## TASK BRIEF
Omit every picture and return the rest of the data unaltered.

## COLLECTED DATA
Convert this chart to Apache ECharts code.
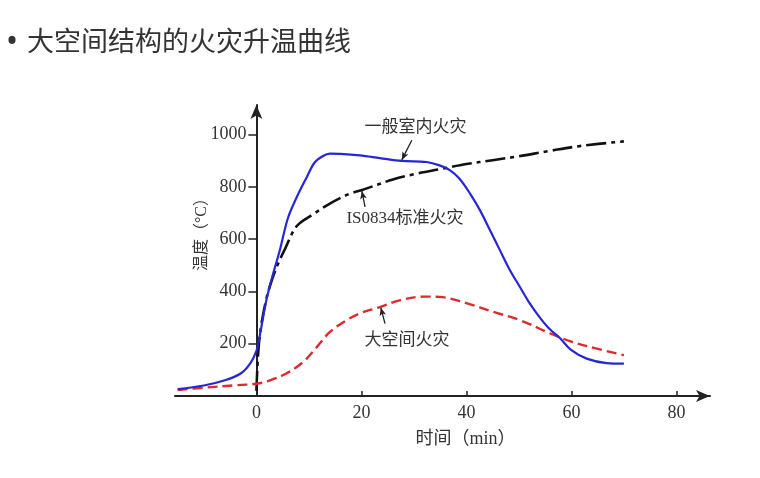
<!DOCTYPE html>
<html><head><meta charset="utf-8">
<script src="https://cdn.jsdelivr.net/npm/echarts@6/dist/echarts.min.js"></script>
<style>html,body{margin:0;padding:0;background:#fff}#c{width:760px;height:478px}</style>
</head><body><div id="c"></div>
<script>
// ---- data ----
const titleText = '大空间结构的火灾升温曲线';
const bulletText = '•';
const xName = '时间（min）';
const yName = '温度（°C）';
const xLabelValues = [0, 20, 40, 60, 80];
const xTickValues = [20, 40, 60, 80];
const yLabelValues = [200, 400, 600, 800, 1000];
const seriesNames = ['一般室内火灾', 'IS0834标准火灾', '大空间火灾'];

// 一般室内火灾 [time(min), temperature(°C)]
const indoorFire = [
  [-15, 26], [-10, 40], [-6, 60], [-3, 86], [-1.2, 124], [0, 172], [0.5, 215],
  [1.9, 366], [3.2, 468], [4.5, 560], [6, 680], [7.7, 761], [9.6, 837], [11.1, 893],
  [12.7, 918], [14, 927], [16, 926], [19.7, 920], [23.5, 910], [27.7, 899], [32.4, 895],
  [34.9, 882], [36.9, 863], [38.7, 831], [40.7, 774], [42.6, 710], [44.5, 634],
  [46.4, 557], [48.3, 481], [50.2, 417], [52.1, 353], [54, 300], [55.9, 255],
  [57.8, 222], [60, 175], [62.9, 143], [66.7, 126], [70, 124]
];
// IS0834标准火灾
const iso834Fire = [
  [0, 20], [0.4, 180], [1, 280], [2, 380], [2.9, 440], [4, 500], [5.4, 560],
  [7.7, 650], [10.8, 695], [14, 736], [17.8, 774], [20, 787], [26, 828], [30, 848],
  [35.6, 870], [40, 887], [45, 902], [50, 917], [56, 938], [62, 957], [70, 974]
];
// 大空间火灾
const largeSpaceFire = [
  [-15, 23], [-10, 32], [-4, 41], [0, 47], [2.6, 60], [5.7, 86], [8.9, 130],
  [11.5, 187], [14, 245], [17.2, 290], [19.7, 316], [23.5, 340], [27.3, 366],
  [31.8, 380], [34.9, 379], [40, 355], [45.1, 322], [50.2, 290], [55.9, 240],
  [59.7, 210], [63.5, 188], [70, 156]
];

// ---- chart ----
const serifFont = "'Liberation Serif', 'Noto Sans CJK SC', serif";
const annoText = { color: '#333', fontSize: 17, fontFamily: serifFont };
const leaderStyle = { color: '#222', width: 1.3, type: 'solid' };

const xMin = -15.5, xMax = 86.4;
const gridLeft = 175, gridWidth = 535;
// y axis drawn at x = 0 of the time axis
const yAxisOffset = -gridWidth * (0 - xMin) / (xMax - xMin);

function annotation(textPos, text, from, to) {
  return {
    markLine: {
      silent: true, animation: false,
      symbol: ['none', 'arrow'], symbolSize: [5, 8],
      lineStyle: leaderStyle,
      label: { show: false },
      emphasis: { disabled: true },
      data: [[{ coord: from }, { coord: to }]]
    },
    markPoint: {
      silent: true, animation: false,
      symbol: 'circle', symbolSize: 1,
      itemStyle: { color: 'rgba(0,0,0,0)' },
      label: Object.assign({ show: true, position: 'inside', formatter: text }, annoText),
      data: [{ coord: textPos }]
    }
  };
}

const chart = echarts.init(document.getElementById('c'), null, { renderer: 'canvas' });
chart.setOption({
  backgroundColor: '#fff',
  animation: false,
  title: {
    text: titleText, left: 27, top: 27, padding: 0,
    textStyle: { fontFamily: "'Noto Sans CJK SC', sans-serif", fontSize: 27, fontWeight: 'normal', color: '#333' }
  },
  graphic: [{
    type: 'text', x: 12, y: 43, silent: true,
    style: { text: bulletText, fontFamily: "'Noto Sans', sans-serif", fontSize: 32, fill: '#333', align: 'center', verticalAlign: 'middle' }
  }],
  grid: { left: gridLeft, top: 105, width: gridWidth, height: 291, containLabel: false },
  xAxis: {
    type: 'value', min: xMin, max: xMax,
    name: xName, nameLocation: 'middle', nameGap: 34, nameMoveOverlap: false,
    nameTextStyle: { fontFamily: serifFont, fontSize: 18, color: '#333', padding: [0, 0, 0, 46] },
    axisLine: { show: true, onZero: true, symbol: ['none', 'arrow'], symbolSize: [9, 14], lineStyle: { color: '#222', width: 2 } },
    axisTick: { show: true, inside: true, length: 5, customValues: xTickValues, lineStyle: { color: '#222', width: 1.5 } },
    axisLabel: { customValues: xLabelValues, margin: 8, fontFamily: serifFont, fontSize: 18, color: '#333', formatter: v => String(v) },
    splitLine: { show: false }
  },
  yAxis: {
    type: 'value', min: 0, max: 1113, offset: yAxisOffset,
    name: yName, nameLocation: 'middle', nameGap: 47, nameRotate: 90, nameMoveOverlap: false,
    nameTextStyle: { fontFamily: serifFont, fontSize: 16, color: '#333', padding: [0, 0, 0, 40] },
    axisLine: { show: true, onZero: false, symbol: ['none', 'arrow'], symbolSize: [9, 14], lineStyle: { color: '#222', width: 2 } },
    axisTick: { show: true, inside: false, length: 8, customValues: yLabelValues, lineStyle: { color: '#222', width: 1.5 } },
    axisLabel: { customValues: yLabelValues, margin: 10, fontFamily: serifFont, fontSize: 18, color: '#333', formatter: v => String(v) },
    splitLine: { show: false }
  },
  series: [
    Object.assign({
      name: seriesNames[0], type: 'line', data: indoorFire, showSymbol: false,
      smooth: 0.35, z: 3,
      lineStyle: { color: '#2626d6', width: 2.2 }
    }, annotation([30.3, 1027], seriesNames[0], [29.6, 978], [27.7, 903])),
    Object.assign({
      name: seriesNames[1], type: 'line', data: iso834Fire, showSymbol: false,
      smooth: 0.35, z: 2,
      lineStyle: { color: '#111', width: 2.6, type: [20, 5, 4, 5] }
    }, annotation([28.3, 680], seriesNames[1], [20.7, 723], [20.1, 784])),
    Object.assign({
      name: seriesNames[2], type: 'line', data: largeSpaceFire, showSymbol: false,
      smooth: 0.35, z: 2,
      lineStyle: { color: '#dd2a2a', width: 2.4, type: [10, 5] }
    }, annotation([28.7, 213], seriesNames[2], [24.5, 277], [23.7, 338]))
  ]
});
</script>
</body></html>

## WORKED SOLUTION
Convert this chart to Apache ECharts code.
<!DOCTYPE html>
<html><head><meta charset="utf-8">
<script src="https://cdn.jsdelivr.net/npm/echarts@6/dist/echarts.min.js"></script>
<style>html,body{margin:0;padding:0;background:#fff}#c{width:760px;height:478px}</style>
</head><body><div id="c"></div>
<script>
// ---- data ----
const titleText = '大空间结构的火灾升温曲线';
const bulletText = '•';
const xName = '时间（min）';
const yName = '温度（°C）';
const xLabelValues = [0, 20, 40, 60, 80];
const xTickValues = [20, 40, 60, 80];
const yLabelValues = [200, 400, 600, 800, 1000];
const seriesNames = ['一般室内火灾', 'IS0834标准火灾', '大空间火灾'];

// 一般室内火灾 [time(min), temperature(°C)]
const indoorFire = [
  [-15, 26], [-10, 40], [-6, 60], [-3, 86], [-1.2, 124], [0, 172], [0.5, 215],
  [1.9, 366], [3.2, 468], [4.5, 560], [6, 680], [7.7, 761], [9.6, 837], [11.1, 893],
  [12.7, 918], [14, 927], [16, 926], [19.7, 920], [23.5, 910], [27.7, 899], [32.4, 895],
  [34.9, 882], [36.9, 863], [38.7, 831], [40.7, 774], [42.6, 710], [44.5, 634],
  [46.4, 557], [48.3, 481], [50.2, 417], [52.1, 353], [54, 300], [55.9, 255],
  [57.8, 222], [60, 175], [62.9, 143], [66.7, 126], [70, 124]
];
// IS0834标准火灾
const iso834Fire = [
  [0, 20], [0.4, 180], [1, 280], [2, 380], [2.9, 440], [4, 500], [5.4, 560],
  [7.7, 650], [10.8, 695], [14, 736], [17.8, 774], [20, 787], [26, 828], [30, 848],
  [35.6, 870], [40, 887], [45, 902], [50, 917], [56, 938], [62, 957], [70, 974]
];
// 大空间火灾
const largeSpaceFire = [
  [-15, 23], [-10, 32], [-4, 41], [0, 47], [2.6, 60], [5.7, 86], [8.9, 130],
  [11.5, 187], [14, 245], [17.2, 290], [19.7, 316], [23.5, 340], [27.3, 366],
  [31.8, 380], [34.9, 379], [40, 355], [45.1, 322], [50.2, 290], [55.9, 240],
  [59.7, 210], [63.5, 188], [70, 156]
];

// ---- chart ----
const serifFont = "'Liberation Serif', 'Noto Sans CJK SC', serif";
const annoText = { color: '#333', fontSize: 17, fontFamily: serifFont };
const leaderStyle = { color: '#222', width: 1.3, type: 'solid' };

const xMin = -15.5, xMax = 86.4;
const gridLeft = 175, gridWidth = 535;
// y axis drawn at x = 0 of the time axis
const yAxisOffset = -gridWidth * (0 - xMin) / (xMax - xMin);

function annotation(textPos, text, from, to) {
  return {
    markLine: {
      silent: true, animation: false,
      symbol: ['none', 'arrow'], symbolSize: [5, 8],
      lineStyle: leaderStyle,
      label: { show: false },
      emphasis: { disabled: true },
      data: [[{ coord: from }, { coord: to }]]
    },
    markPoint: {
      silent: true, animation: false,
      symbol: 'circle', symbolSize: 1,
      itemStyle: { color: 'rgba(0,0,0,0)' },
      label: Object.assign({ show: true, position: 'inside', formatter: text }, annoText),
      data: [{ coord: textPos }]
    }
  };
}

const chart = echarts.init(document.getElementById('c'), null, { renderer: 'canvas' });
chart.setOption({
  backgroundColor: '#fff',
  animation: false,
  title: {
    text: titleText, left: 27, top: 27, padding: 0,
    textStyle: { fontFamily: "'Noto Sans CJK SC', sans-serif", fontSize: 27, fontWeight: 'normal', color: '#333' }
  },
  graphic: [{
    type: 'text', x: 12, y: 43, silent: true,
    style: { text: bulletText, fontFamily: "'Noto Sans', sans-serif", fontSize: 32, fill: '#333', align: 'center', verticalAlign: 'middle' }
  }],
  grid: { left: gridLeft, top: 105, width: gridWidth, height: 291, containLabel: false },
  xAxis: {
    type: 'value', min: xMin, max: xMax,
    name: xName, nameLocation: 'middle', nameGap: 34, nameMoveOverlap: false,
    nameTextStyle: { fontFamily: serifFont, fontSize: 18, color: '#333', padding: [0, 0, 0, 46] },
    axisLine: { show: true, onZero: true, symbol: ['none', 'arrow'], symbolSize: [9, 14], lineStyle: { color: '#222', width: 2 } },
    axisTick: { show: true, inside: true, length: 5, customValues: xTickValues, lineStyle: { color: '#222', width: 1.5 } },
    axisLabel: { customValues: xLabelValues, margin: 8, fontFamily: serifFont, fontSize: 18, color: '#333', formatter: v => String(v) },
    splitLine: { show: false }
  },
  yAxis: {
    type: 'value', min: 0, max: 1113, offset: yAxisOffset,
    name: yName, nameLocation: 'middle', nameGap: 47, nameRotate: 90, nameMoveOverlap: false,
    nameTextStyle: { fontFamily: serifFont, fontSize: 16, color: '#333', padding: [0, 0, 0, 40] },
    axisLine: { show: true, onZero: false, symbol: ['none', 'arrow'], symbolSize: [9, 14], lineStyle: { color: '#222', width: 2 } },
    axisTick: { show: true, inside: false, length: 8, customValues: yLabelValues, lineStyle: { color: '#222', width: 1.5 } },
    axisLabel: { customValues: yLabelValues, margin: 10, fontFamily: serifFont, fontSize: 18, color: '#333', formatter: v => String(v) },
    splitLine: { show: false }
  },
  series: [
    Object.assign({
      name: seriesNames[0], type: 'line', data: indoorFire, showSymbol: false,
      smooth: 0.35, z: 3,
      lineStyle: { color: '#2626d6', width: 2.2 }
    }, annotation([30.3, 1027], seriesNames[0], [29.6, 978], [27.7, 903])),
    Object.assign({
      name: seriesNames[1], type: 'line', data: iso834Fire, showSymbol: false,
      smooth: 0.35, z: 2,
      lineStyle: { color: '#111', width: 2.6, type: [20, 5, 4, 5] }
    }, annotation([28.3, 680], seriesNames[1], [20.7, 723], [20.1, 784])),
    Object.assign({
      name: seriesNames[2], type: 'line', data: largeSpaceFire, showSymbol: false,
      smooth: 0.35, z: 2,
      lineStyle: { color: '#dd2a2a', width: 2.4, type: [10, 5] }
    }, annotation([28.7, 213], seriesNames[2], [24.5, 277], [23.7, 338]))
  ]
});
</script>
</body></html>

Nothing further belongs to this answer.